Pushing The Boundaries


At the heart of the West’s response to Russia’s invasion of Ukraine in February 2022 was anger that Putin was attempting to do something that was widely assumed to have been consigned to history. “The use of force and coercion to change borders has no place in the twenty-first century,” reported the European Council as it brought in sweeping sanctions against the Russian state.

But in many parts of the world, borders are not set in stone, now nor in the past. Secession, annexation, unification, dissolution and all the other modes of changing borders have long been weapons of war. Indeed, the last 110 years — particularly as a result of the two world wars — have been marked by changes to national boundaries that generally coincided with the interests of the major powers of the day.

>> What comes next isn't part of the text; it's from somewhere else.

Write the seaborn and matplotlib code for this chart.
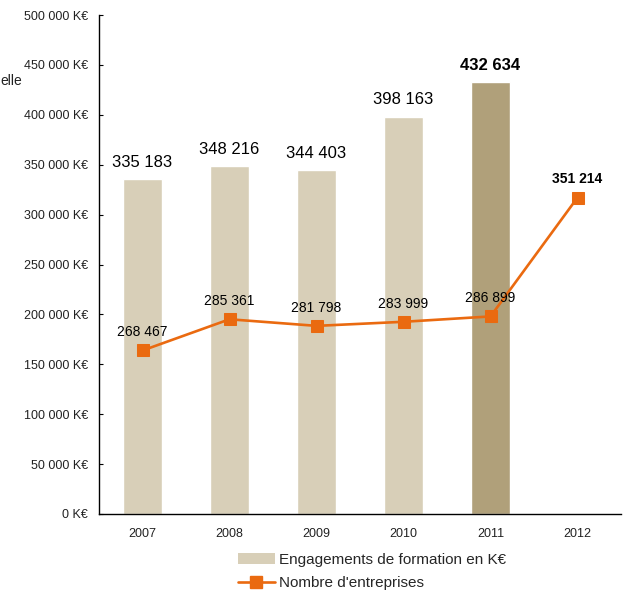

During the Cold War, the US and Soviet Union encouraged the break-up of the Europeans’ overseas empires as a means of cutting them down to size, even as they froze the borders in Europe. But a new phase of border realignment started in the 1990s. This was driven mainly by the break-up of the Soviet Union and ethnic nationalism, but changes (particularly in the Balkans) were also a result of a now unchallenged United States pushing for boundary alterations. Washington recognised the independence of groups such as the Ukrainians, Czechs and Kosovo Albanians, agreed to the two Germanys uniting and backed the EU’s expansion eastwards.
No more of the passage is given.